En juin, l'idée de créer nous-mêmes et dès à présent un jardin auto-organisé sur le parking du Collectif, a pris corps. Quelques grosses machines à l’appui après domestication et surtout des bras, des gros et des maigres, une énergie décuplée par l'effet jouissif du projet et voilà des dizaines de mètres carrés de bitume repoussés. On creuse sur deux mètres de profondeur : on racle la couche de goudron puis on s'enfonce ; on enlève d'abord du tout-venant que l'on pose sur un des côtés de l'excavation puis, arrivés à la terre sous-jacente, on l'enlève à son tour et on la dépose sur l'autre côté du trou. On remet le tout-venant dans le fond (drainage), puis la terre par-dessus... Les prémices d'un espace boisé et de parcelles cultivées. C'est sûr on y mettra des bancs pour prendre le temps, observer et se parler. Pour l'eau on peut creuser... On a creusé. Elle est là sous nos pieds. À peine plus bas, disponible.
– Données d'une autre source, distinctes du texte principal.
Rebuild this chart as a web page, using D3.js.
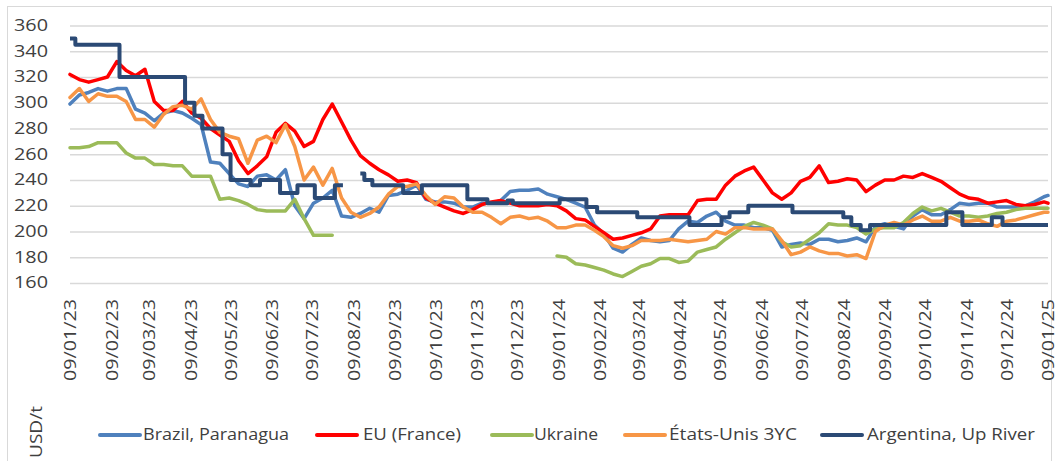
<!DOCTYPE html>
<html>
<head>
<meta charset="utf-8">
<script src="https://cdn.jsdelivr.net/npm/d3@7"></script>
<style>
  body { margin: 0; background: #fff; }
  text { font-family: "Open Sans", sans-serif; fill: #404040; }
</style>
</head>
<body>
<div id="chart"></div>
<script>
// weekly prices, USD/t (Mondays, last point 09/01/25)
var brazil = [299,306,308,311,309,311,311,295,292,286, 292,294,292,288,283,254,253,245,237,235,
  243,244,240,248,220,210,222,226,232,212, 211,214,218,215,228,229,232,236,225,223,
  223,222,219,219,222,222,224,231,232,232, 233,229,227,225,222,219,205,198,187,184,
  190,195,193,192,193,202,208,207,212,215, 208,205,205,203,203,201,188,190,191,190,
  194,194,192,193,195,192,204,206,204,202, 212,217,213,213,217,222,221,222,222,219,
  219,219,220,223,227,228];
var france = [322,318,316,318,320,332,325,321,326,301, 294,294,301,292,288,280,275,270,255,245,
  251,258,277,284,278,266,270,287,299,285, 271,259,253,248,244,239,240,238,226,222,
  219,216,214,217,221,223,224,222,220,220, 220,221,220,216,210,209,204,199,194,195,
  197,199,202,212,213,213,213,224,225,225, 236,243,247,250,240,230,225,230,239,242,
  251,238,239,241,240,231,236,240,240,243, 242,245,242,239,234,229,226,225,222,223,
  224,221,220,221,223,222];
var ukraine = [265,265,266,269,269,269,261,257,257,252, 252,251,251,243,243,243,225,226,224,221,
  217,216,216,216,225,210,197,197,197,null, null,null,null,null,null,null,null,null,null,null,
  null,null,null,null,null,null,null,null,null,null, null,null,181,180,175,174,172,170,167,165,
  169,173,175,179,179,176,177,184,186,188, 194,199,204,207,205,202,192,188,189,194,
  199,206,205,205,203,198,202,203,203,207, 214,219,216,218,215,212,212,211,212,214,
  215,217,218,218,218,218];
var usa = [304,311,301,307,305,305,301,287,287,281, 291,297,298,295,303,287,277,274,272,253,
  271,274,269,283,266,240,250,236,249,226, 215,211,214,219,229,235,235,237,228,221,
  227,226,219,215,215,211,206,211,212,210, 211,208,203,203,205,205,201,196,189,187,
  189,193,193,193,194,193,192,193,194,200, 198,203,203,202,202,202,193,182,184,188,
  185,183,183,181,182,179,200,205,207,205, 209,212,208,208,211,208,208,209,206,204,
  208,209,211,213,215,215];

// Argentina only changes in steps: date of each change and the new price
var argDates = ["2023-01-09","2023-01-13","2023-02-15","2023-04-05","2023-04-12","2023-04-18",
  "2023-05-03","2023-05-09","2023-05-24","2023-05-31","2023-06-15","2023-06-28","2023-07-11",
  "2023-07-26","2023-08-01","2023-08-02","2023-08-14","2023-08-17","2023-08-23","2023-09-15",
  "2023-09-29","2023-11-02","2023-11-17","2023-12-02","2023-12-06","2024-01-10","2024-01-30",
  "2024-02-07","2024-03-08","2024-04-16","2024-05-10","2024-05-16","2024-05-30","2024-07-02",
  "2024-08-09","2024-08-15","2024-08-22","2024-08-29","2024-10-25","2024-11-06","2024-11-28",
  "2024-12-06","2025-01-09"];
var argValues = [350,345,320,300,290,280,260,240,236,240,230,236,226,236,236,null,245,240,236,230,
  236,225,222,224,222,225,219,215,211,205,211,215,220,215,211,205,201,205,215,205,211,205,205];

var xTickLabels = ["09/01/23","09/02/23","09/03/23","09/04/23","09/05/23","09/06/23","09/07/23",
  "09/08/23","09/09/23","09/10/23","09/11/23","09/12/23","09/01/24","09/02/24","09/03/24",
  "09/04/24","09/05/24","09/06/24","09/07/24","09/08/24","09/09/24","09/10/24","09/11/24",
  "09/12/24","09/01/25"];
var yTicks = [160,180,200,220,240,260,280,300,320,340,360];

var seriesNames = ["Brazil, Paranagua", "EU (France)", "Ukraine", "États-Unis 3YC", "Argentina, Up River"];
var seriesColors = ["#4f81bd", "#ff0000", "#9bbb59", "#f79646", "#2b4a75"];

var svgWidth = 1062;
var svgHeight = 461;
var margin = {top: 25.5, right: 14, bottom: 178, left: 70};
var width = svgWidth - margin.left - margin.right;
var height = svgHeight - margin.top - margin.bottom;

var parseDate = d3.timeParse("%Y-%m-%d");
var parseTick = d3.timeParse("%d/%m/%y");

// weekly dates for the four daily series
var weeks = d3.timeMonday.range(parseDate("2023-01-09"), parseDate("2025-01-07"));
weeks.push(parseDate("2025-01-09"));

var svg = d3.select("#chart")
  .append("svg")
  .attr("width", svgWidth)
  .attr("height", svgHeight);

svg.append("rect")
  .attr("width", svgWidth).attr("height", svgHeight)
  .attr("fill", "#fff");

// outer chart frame
svg.append("rect")
  .attr("x", 7.5).attr("y", 6.5)
  .attr("width", 1044).attr("height", 470)
  .attr("fill", "none")
  .attr("stroke", "#d9d9d9");

var chartGroup = svg.append("g")
  .attr("transform", `translate(${margin.left}, ${margin.top})`);

var xTimeScale = d3.scaleTime()
  .domain([parseDate("2023-01-09"), parseDate("2025-01-09")])
  .range([0, width]);
var yLinearScale = d3.scaleLinear().domain([160, 360]).range([height, 0]);

// gridlines
var grid = chartGroup.append("g")
  .call(d3.axisLeft(yLinearScale).tickValues(yTicks).tickSize(-width).tickFormat(""));
grid.select(".domain").remove();
grid.selectAll("line").attr("stroke", "#d9d9d9").attr("stroke-width", 1.5);

// y axis labels
var yAxis = chartGroup.append("g")
  .call(d3.axisLeft(yLinearScale).tickValues(yTicks).tickSize(0).tickPadding(22));
yAxis.select(".domain").remove();
yAxis.attr("font-size", null).attr("font-family", null);
yAxis.selectAll("text")
  .attr("font-size", "15.5px")
  .attr("textLength", 34)
  .attr("lengthAdjust", "spacingAndGlyphs")
  .style("fill", "#404040");

// x axis labels, rotated
var xAxis = chartGroup.append("g")
  .attr("transform", `translate(0, ${height})`)
  .call(d3.axisBottom(xTimeScale)
    .tickValues(xTickLabels.map(parseTick))
    .tickFormat(d3.timeFormat("%d/%m/%y"))
    .tickSize(0));
xAxis.select(".domain").remove();
xAxis.attr("font-size", null).attr("font-family", null);
xAxis.selectAll("text")
  .attr("transform", "rotate(-90)")
  .attr("x", -16)
  .attr("y", 0)
  .attr("dy", "0.35em")
  .attr("font-size", "16.5px")
  .attr("textLength", 82)
  .attr("lengthAdjust", "spacingAndGlyphs")
  .style("text-anchor", "end")
  .style("fill", "#404040");

var weekly = [brazil, france, ukraine, usa];

var line = d3.line()
  .defined(function(d) { return d.v != null; })
  .x(function(d) { return xTimeScale(d.date); })
  .y(function(d) { return yLinearScale(d.v); });

weekly.forEach(function(values, i) {
  var pts = weeks.map(function(date, j) { return {date: date, v: values[j]}; });
  chartGroup.append("path")
    .datum(pts)
    .attr("d", line)
    .attr("fill", "none")
    .attr("stroke", seriesColors[i])
    .attr("stroke-width", 3.5)
    .attr("stroke-linejoin", "round")
    .attr("stroke-linecap", "round");
});

var argPts = argDates.map(function(d, j) { return {date: parseDate(d), v: argValues[j]}; });
chartGroup.append("path")
  .datum(argPts)
  .attr("d", line.curve(d3.curveStepAfter))
  .attr("fill", "none")
  .attr("stroke", seriesColors[4])
  .attr("stroke-width", 4)
  .attr("stroke-linejoin", "round");

// y axis title
svg.append("text")
  .attr("transform", "translate(36, 432) rotate(-90)")
  .attr("dy", "0.35em")
  .attr("font-size", "16.5px")
  .attr("textLength", 52)
  .attr("lengthAdjust", "spacingAndGlyphs")
  .style("text-anchor", "middle")
  .text("USD/t");

// legend
var legendLineX = [100, 317, 492, 625, 822];
var legendTextX = [143, 363, 534, 669, 867];
var legendTextW = [146, 98, 64, 128, 168];
var legendY = 435;

var legend = svg.append("g");
seriesNames.forEach(function(name, i) {
  legend.append("line")
    .attr("x1", legendLineX[i]).attr("x2", legendLineX[i] + 40)
    .attr("y1", legendY).attr("y2", legendY)
    .attr("stroke", seriesColors[i])
    .attr("stroke-width", 4)
    .attr("stroke-linecap", "round");
  legend.append("text")
    .attr("x", legendTextX[i])
    .attr("y", legendY)
    .attr("dy", "0.35em")
    .attr("font-size", "15.5px")
    .attr("textLength", legendTextW[i])
    .attr("lengthAdjust", "spacingAndGlyphs")
    .text(name);
});
</script>
</body>
</html>
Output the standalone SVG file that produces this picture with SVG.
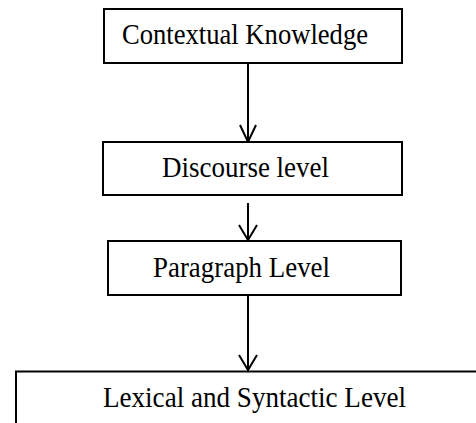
<svg xmlns="http://www.w3.org/2000/svg" width="476" height="423" viewBox="0 0 476 423">
<style>
.box{fill:#fff;stroke:#000;stroke-width:2}
.lbl{font-family:"Liberation Serif","Times New Roman",serif;font-size:28.5px;fill:#000;text-anchor:middle}
.con{fill:none;stroke:#000;stroke-width:2}
</style>
<rect width="476" height="423" fill="#fff"/>
<g id="connectors">
<path class="con" d="M248 63V142M240 125L248 142L256 125"/>
<path class="con" d="M248 203V240M239 225L248 240L257 225"/>
<path class="con" d="M248 295V370M239 355L248 370L257 355"/>
</g>
<g id="contextual">
<rect class="box" x="104" y="9" width="298" height="54"/>
<text class="lbl" x="245" y="44" textLength="246" lengthAdjust="spacingAndGlyphs">Contextual Knowledge</text>
</g>
<g id="discourse">
<rect class="box" x="103" y="142" width="299" height="53"/>
<text class="lbl" x="245.5" y="177" textLength="167" lengthAdjust="spacingAndGlyphs">Discourse level</text>
</g>
<g id="paragraph">
<rect class="box" x="108" y="241" width="293" height="54"/>
<text class="lbl" x="241.5" y="277" textLength="177" lengthAdjust="spacingAndGlyphs">Paragraph Level</text>
</g>
<g id="lexical">
<rect class="box" x="16" y="371.5" width="480" height="80"/>
<text class="lbl" x="254.5" y="407" textLength="303" lengthAdjust="spacingAndGlyphs">Lexical and Syntactic Level</text>
</g>
</svg>
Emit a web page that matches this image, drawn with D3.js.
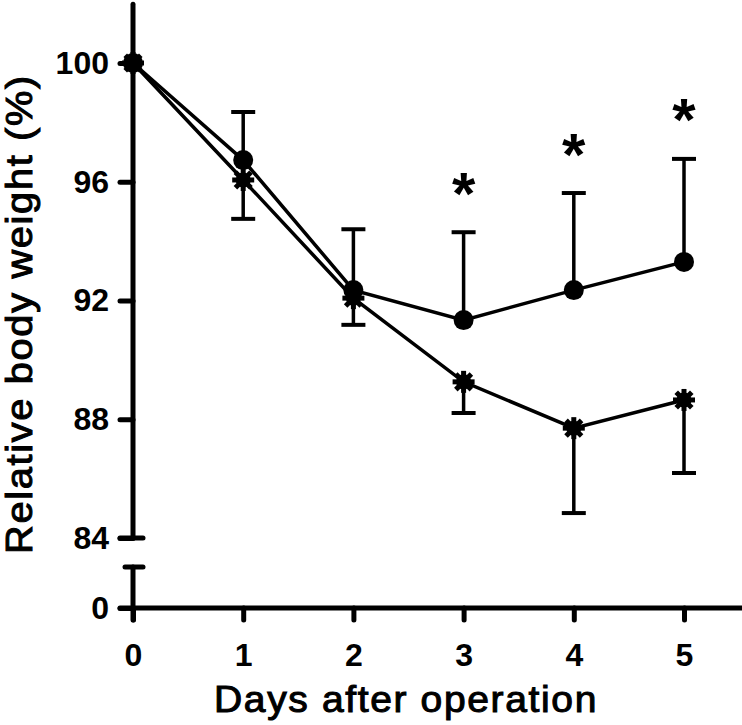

Quelques-un(e)s du Collectif ont dessiné sur un plan leur envie pour l'aménagement de cette zone. Les propositions restent ouvertes. En fait l'organisation du jardin pourrait être comme celle du Collectif des Diables Bleus : attribuer des parcelles aux personnes du site, aux habitué(e)s du lieu ou à nos voisin(e)s intéressé(e)s ; chaque personne ou chaque groupe s'occuperait de sa parcelle de façon indépendante, certains ouvrages pouvant être effectués collectivement. Ou bien on pourrait envisager un système de jardins partagés : une même parcelle tenue par plusieurs personnes successivement et en fonction des disponibilités... En toile de fond l'idée présente d'avoir conscience du rapport entre désir formulé et capacité de faire, conscience de nos limites loin de la complexité technologique aliénante et de son univers virtuel. Se frotter aux problèmes concrets à une échelle qui reste à notre portée. Accéder à la maîtrise de ce que nous mettons en oeuvre...

On aura compris qu'à travers cette proposition de jardins est posée la question du choix de nos vies et dans nos vies : quitter "le subi" pour "le choisi". Accepter l'enlaidissement et la désagrégation du quartier, notre impuissance et notre dépossession, accepter que nous, humain(e)s, et la nature soyons intégralement transformé(e)s en matière à marchandises... ou trouver des chemins pour se réapproprier du pouvoir sur nos existences et sur les lieux où nous vivons, en somme pas moins que « renouer avec le processus historique de l'humanisation* ».